Dismissed, I would slink off with mongrel gratitude.

Years later, I had authority and carried a gun; I had long surpassed the status my grandfather held as lieutenant in the Long Beach Police Department, but in the mirror now saw only turbulent red-faced chaos, a guilt-ridden mess for which Poppy would have only had contempt. “You messed up, stupid.” I willed the tears to stop and when they would not, smacked my own temple with the heel of my hand. I did it again, alone in the tidy rest room.

When I emerged, Barbara Sullivan was coming right at me with bright alert eyes. She had just arrived at work, loaded with shopping bags and cartons to be mailed.

“Do you believe it? Deirdre’s already outgrown her six-month stuff. I have to return all these gifts!” she sang, and swept into her office as if I had replied; as if I were not paralyzed with fear of what she might have seen in my face, macabre and chalky-looking from the powder I had hurriedly pressed over swollen eyelids and hot cheeks.

I don’t know what impression I gave. But then I had truly become my shadow self, and shadows are tricksters with canny ways of deception. So maybe Ana Grey was standing there beaming, and maybe when Ana settled back at her workstation, others registered a generous sigh of pleasure in sharing her friend’s joy.

It seemed a good idea to be looking at something. Files.
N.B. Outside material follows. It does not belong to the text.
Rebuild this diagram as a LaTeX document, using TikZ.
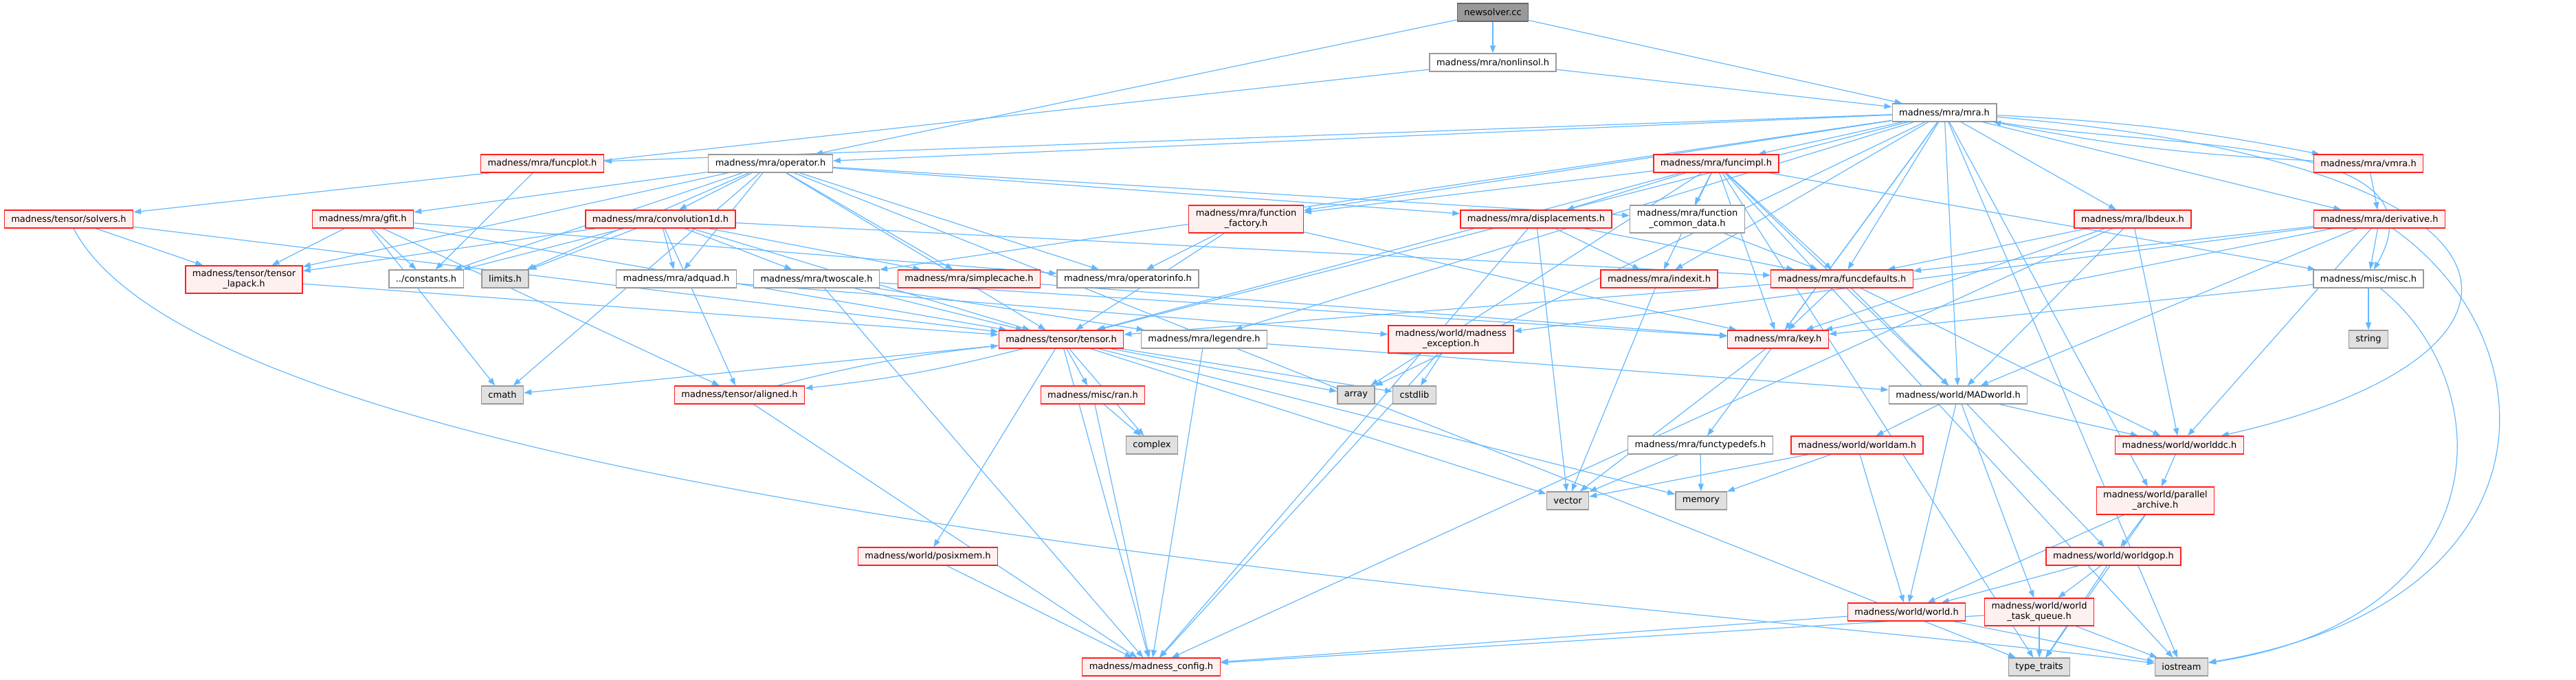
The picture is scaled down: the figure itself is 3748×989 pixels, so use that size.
\documentclass[tikz,border=0pt]{standalone}
\usepackage{fontspec}
\setmainfont{DejaVu Sans}
\usetikzlibrary{arrows.meta,backgrounds}
\definecolor{edgeblue}{HTML}{63B8FF}
\definecolor{redfill}{HTML}{FFF0F0}
\definecolor{redline}{HTML}{FF2020}
\definecolor{grayline}{HTML}{999999}
\definecolor{sysfill}{HTML}{E0E0E0}
\definecolor{rootfill}{HTML}{999999}
\definecolor{rootline}{HTML}{666666}
\tikzstyle{arrow} = [edgeblue, line width=1.2pt, -{Triangle[length=11pt,width=8pt]}]
\tikzstyle{hdr} = [draw=grayline, fill=white, line width=1.3pt, minimum height=26pt, inner xsep=10pt, inner ysep=4pt, align=center]
\tikzstyle{redhdr} = [hdr, draw=redline, fill=redfill]
\tikzstyle{syshdr} = [hdr, fill=sysfill]
\tikzstyle{rootfile} = [hdr, draw=rootline, fill=rootfill]
\tikzstyle{twoline} = [minimum height=40pt]

\begin{document}
\begin{tikzpicture}[x=1pt, y=-1pt, font=\fontsize{13}{15}\selectfont]
  \useasboundingbox (0,0) rectangle (3748,989);
  % row 0-2
  \node[rootfile] (newsolver) at (2172,18) {newsolver.cc};
  \node[hdr] (nonlinsol) at (2172,91) {madness/mra/nonlinsol.h};
  \node[hdr] (mra) at (2829,164) {madness/mra/mra.h};
  \node[redhdr] (funcplot) at (789,238) {madness/mra/funcplot.h};
  \node[hdr] (operator) at (1121,238) {madness/mra/operator.h};
  \node[redhdr] (funcimpl) at (2497,238) {madness/mra/funcimpl.h};
  \node[redhdr] (vmra) at (3446,238) {madness/mra/vmra.h};
  % row 3
  \node[redhdr] (solvers) at (100,319) {madness/tensor/solvers.h};
  \node[redhdr] (gfit) at (528,319) {madness/mra/gfit.h};
  \node[redhdr] (convolution) at (961,319) {madness/mra/convolution1d.h};
  \node[redhdr, twoline] (factory) at (1813,319) {madness/mra/function\\\_factory.h};
  \node[redhdr] (displacements) at (2235,319) {madness/mra/displacements.h};
  \node[hdr, twoline] (commondata) at (2455,319) {madness/mra/function\\\_common\_data.h};
  \node[redhdr] (lbdeux) at (3103,319) {madness/mra/lbdeux.h};
  \node[redhdr] (derivative) at (3462,319) {madness/mra/derivative.h};
  % row 4
  \node[redhdr, twoline] (lapack) at (355,407) {madness/tensor/tensor\\\_lapack.h};
  \node[hdr] (constants) at (620,406) {../constants.h};
  \node[syshdr] (limits) at (735,406) {limits.h};
  \node[hdr] (adquad) at (984,406) {madness/mra/adquad.h};
  \node[hdr] (twoscale) at (1188,406) {madness/mra/twoscale.h};
  \node[redhdr] (simplecache) at (1410,406) {madness/mra/simplecache.h};
  \node[hdr] (operatorinfo) at (1641,406) {madness/mra/operatorinfo.h};
  \node[redhdr] (indexit) at (2414,406) {madness/mra/indexit.h};
  \node[redhdr] (funcdefaults) at (2680,406) {madness/mra/funcdefaults.h};
  \node[hdr] (misc) at (3446,406) {madness/misc/misc.h};
  % row 5
  \node[redhdr] (tensor) at (1544,494) {madness/tensor/tensor.h};
  \node[hdr] (legendre) at (1752,494) {madness/mra/legendre.h};
  \node[redhdr, twoline] (exception) at (2111,494) {madness/world/madness\\\_exception.h};
  \node[redhdr] (key) at (2587,494) {madness/mra/key.h};
  \node[syshdr] (string) at (3446,494) {string};
  % row 6
  \node[syshdr] (cmath) at (731,575) {cmath};
  \node[redhdr] (aligned) at (1076,575) {madness/tensor/aligned.h};
  \node[redhdr] (ran) at (1590,575) {madness/misc/ran.h};
  \node[syshdr] (array) at (1973,575) {array};
  \node[syshdr] (cstdlib) at (2058,575) {cstdlib};
  \node[hdr] (madworld) at (2849,575) {madness/world/MADworld.h};
  % row 7
  \node[syshdr] (complex) at (1676,648) {complex};
  \node[hdr] (functypedefs) at (2474,648) {madness/mra/functypedefs.h};
  \node[redhdr] (worldam) at (2702,648) {madness/world/worldam.h};
  \node[redhdr] (worlddc) at (3171,648) {madness/world/worlddc.h};
  \node[syshdr] (vector) at (2281,729) {vector};
  \node[syshdr] (memory) at (2475,729) {memory};
  \node[redhdr, twoline] (parallel) at (3136,729) {madness/world/parallel\\\_archive.h};
  % bottom rows
  \node[redhdr] (posixmem) at (1350,810) {madness/world/posixmem.h};
  \node[redhdr] (worldgop) at (3075,810) {madness/world/worldgop.h};
  \node[redhdr] (world) at (2774,891) {madness/world/world.h};
  \node[redhdr, twoline] (taskqueue) at (2967,891) {madness/world/world\\\_task\_queue.h};
  \node[redhdr] (config) at (1675,971) {madness/madness\_config.h};
  \node[syshdr] (typetraits) at (2967,971) {type\_traits};
  \node[syshdr] (iostream) at (3174,971) {iostream};

  \begin{scope}[on background layer]
  % from the top
  \draw[arrow] (newsolver) -- (nonlinsol);
  \draw[arrow] (newsolver) -- (operator);
  \draw[arrow] (newsolver) -- (mra);
  \draw[arrow] (nonlinsol) -- (mra);
  \draw[arrow] (nonlinsol) -- (solvers);
  % mra.h
  \draw[arrow] (mra) -- (funcplot);
  \draw[arrow] (mra) -- (operator);
  \draw[arrow] (mra) -- (funcimpl);
  \draw[arrow] (mra) to[bend left=4] (vmra);
  \draw[arrow] (mra) -- (lbdeux);
  \draw[arrow] (mra) -- (derivative);
  \draw[arrow] (mra) to[out=-10, in=60] (misc);
  \draw[arrow] (mra) .. controls (3740,240) and (3740,520) .. (worlddc);
  \draw[arrow] (mra) -- (funcdefaults);
  \draw[arrow] (mra) -- (key);
  \draw[arrow] (mra) -- (indexit);
  \draw[arrow] (mra) -- (tensor);
  \draw[arrow] (mra) -- (twoscale);
  \draw[arrow] (mra) -- (factory);
  \draw[arrow] (mra) -- (madworld);
  \draw[arrow] (mra) -- (parallel);
  \draw[arrow] (mra) -- (iostream);
  \draw[arrow] (mra) -- (array);
  \draw[arrow] (mra) -- (legendre);
  \draw[arrow] (mra) -- (functypedefs);
  \draw[arrow] (vmra) to[bend left=4] (mra);
  \draw[arrow] (vmra) -- (derivative);
  % operator.h and friends
  \draw[arrow] (funcplot) -- (constants);
  \draw[arrow] (operator) -- (gfit);
  \draw[arrow] (operator) -- (convolution);
  \draw[arrow] (operator) -- (lapack);
  \draw[arrow] (operator) -- (constants);
  \draw[arrow] (operator) -- (limits);
  \draw[arrow] (operator) -- (adquad);
  \draw[arrow] (operator) -- (simplecache);
  \draw[arrow] (operator) -- (operatorinfo);
  \draw[arrow] (operator) -- (displacements);
  \draw[arrow] (operator) -- (commondata);
  \draw[arrow] (operator) -- (tensor);
  \draw[arrow] (operator) -- (cmath);
  \draw[arrow] (operator) -- (typetraits);
  \draw[arrow] (solvers) -- (lapack);
  \draw[arrow] (solvers) -- (tensor);
  \draw[arrow] (solvers) .. controls (330,760) and (2500,880) .. (iostream);
  \draw[arrow] (gfit) -- (lapack);
  \draw[arrow] (gfit) -- (constants);
  \draw[arrow] (gfit) -- (tensor);
  \draw[arrow] (gfit) -- (aligned);
  \draw[arrow] (gfit) -- (operatorinfo);
  \draw[arrow] (gfit) -- (cmath);
  \draw[arrow] (convolution) -- (lapack);
  \draw[arrow] (convolution) -- (constants);
  \draw[arrow] (convolution) -- (limits);
  \draw[arrow] (convolution) -- (adquad);
  \draw[arrow] (convolution) -- (twoscale);
  \draw[arrow] (convolution) -- (simplecache);
  \draw[arrow] (convolution) -- (tensor);
  \draw[arrow] (convolution) -- (aligned);
  \draw[arrow] (convolution) -- (funcdefaults);
  \draw[arrow] (lapack) -- (tensor);
  \draw[arrow] (adquad) -- (exception);
  \draw[arrow] (twoscale) -- (tensor);
  \draw[arrow] (twoscale) -- (legendre);
  \draw[arrow] (twoscale) -- (key);
  \draw[arrow] (twoscale) -- (config);
  \draw[arrow] (simplecache) -- (key);
  \draw[arrow] (factory) -- (operatorinfo);
  \draw[arrow] (factory) -- (tensor);
  \draw[arrow] (factory) -- (key);
  % funcimpl.h
  \draw[arrow] (funcimpl) -- (factory);
  \draw[arrow] (funcimpl) -- (displacements);
  \draw[arrow] (funcimpl) -- (commondata);
  \draw[arrow] (funcimpl) -- (indexit);
  \draw[arrow] (funcimpl) -- (funcdefaults);
  \draw[arrow] (funcimpl) -- (key);
  \draw[arrow] (funcimpl) -- (misc);
  \draw[arrow] (funcimpl) -- (madworld);
  \draw[arrow] (funcimpl) -- (tensor);
  \draw[arrow] (funcimpl) -- (array);
  \draw[arrow] (funcimpl) -- (typetraits);
  \draw[arrow] (funcimpl) -- (iostream);
  \draw[arrow] (displacements) -- (indexit);
  \draw[arrow] (displacements) -- (funcdefaults);
  \draw[arrow] (displacements) -- (vector);
  \draw[arrow] (displacements) -- (config);
  \draw[arrow] (commondata) -- (funcdefaults);
  \draw[arrow] (indexit) -- (vector);
  \draw[arrow] (funcdefaults) -- (key);
  \draw[arrow] (funcdefaults) -- (madworld);
  \draw[arrow] (funcdefaults) -- (worlddc);
  \draw[arrow] (funcdefaults) -- (tensor);
  \draw[arrow] (lbdeux) -- (funcdefaults);
  \draw[arrow] (lbdeux) -- (key);
  \draw[arrow] (lbdeux) -- (madworld);
  \draw[arrow] (lbdeux) -- (worlddc);
  \draw[arrow] (lbdeux) -- (config);
  \draw[arrow] (derivative) -- (funcdefaults);
  \draw[arrow] (derivative) -- (misc);
  \draw[arrow] (derivative) -- (key);
  \draw[arrow] (derivative) -- (madworld);
  \draw[arrow] (derivative) -- (worlddc);
  \draw[arrow] (derivative) .. controls (3720,500) and (3720,880) .. (iostream);
  \draw[arrow] (derivative) -- (exception);
  \draw[arrow] (misc) -- (string);
  \draw[arrow] (misc) -- (key);
  \draw[arrow] (misc) .. controls (3640,560) and (3640,900) .. (iostream);
  % tensor.h
  \draw[arrow] (tensor) -- (cmath);
  \draw[arrow] (tensor) to[bend left=4] (aligned);
  \draw[arrow] (tensor) -- (ran);
  \draw[arrow] (tensor) -- (complex);
  \draw[arrow] (tensor) -- (posixmem);
  \draw[arrow] (tensor) -- (config);
  \draw[arrow] (tensor) -- (array);
  \draw[arrow] (tensor) -- (cstdlib);
  \draw[arrow] (tensor) -- (vector);
  \draw[arrow] (tensor) -- (memory);
  \draw[arrow] (aligned) to[bend left=4] (tensor);
  \draw[arrow] (aligned) -- (config);
  \draw[arrow] (legendre) -- (madworld);
  \draw[arrow] (legendre) -- (config);
  \draw[arrow] (exception) -- (cstdlib);
  \draw[arrow] (exception) -- (config);
  \draw[arrow] (key) -- (vector);
  \draw[arrow] (ran) -- (complex);
  \draw[arrow] (ran) -- (config);
  \draw[arrow] (posixmem) -- (config);
  \draw[arrow] (functypedefs) -- (vector);
  \draw[arrow] (functypedefs) -- (memory);
  % world
  \draw[arrow] (madworld) -- (worldam);
  \draw[arrow] (madworld) -- (worlddc);
  \draw[arrow] (madworld) -- (world);
  \draw[arrow] (madworld) -- (worldgop);
  \draw[arrow] (madworld) -- (taskqueue);
  \draw[arrow] (worldam) -- (vector);
  \draw[arrow] (worldam) -- (memory);
  \draw[arrow] (worldam) -- (world);
  \draw[arrow] (worlddc) -- (parallel);
  \draw[arrow] (parallel) -- (worldgop);
  \draw[arrow] (parallel) -- (world);
  \draw[arrow] (parallel) -- (typetraits);
  \draw[arrow] (worldgop) -- (world);
  \draw[arrow] (worldgop) -- (taskqueue);
  \draw[arrow] (worldgop) -- (typetraits);
  \draw[arrow] (world) -- (config);
  \draw[arrow] (world) -- (iostream);
  \draw[arrow] (taskqueue) -- (config);
  \draw[arrow] (taskqueue) -- (typetraits);
  \draw[arrow] (taskqueue) -- (iostream);
  \end{scope}
\end{tikzpicture}
\end{document}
I counted twelve that needed cleaning up for the ninety-day review, including extortion, an inmate who was stabbed at the Veterans Administration hospital (crime on a government reservation), threatening letters to a software company and three cases of movie stars being harassed by stalkers. The inspectors would pull a document at random and expect it to have met the standards. They would not pay attention to content, only form. The Bureau is all about standards. Standards of behavior. Standards of protocol and language and law.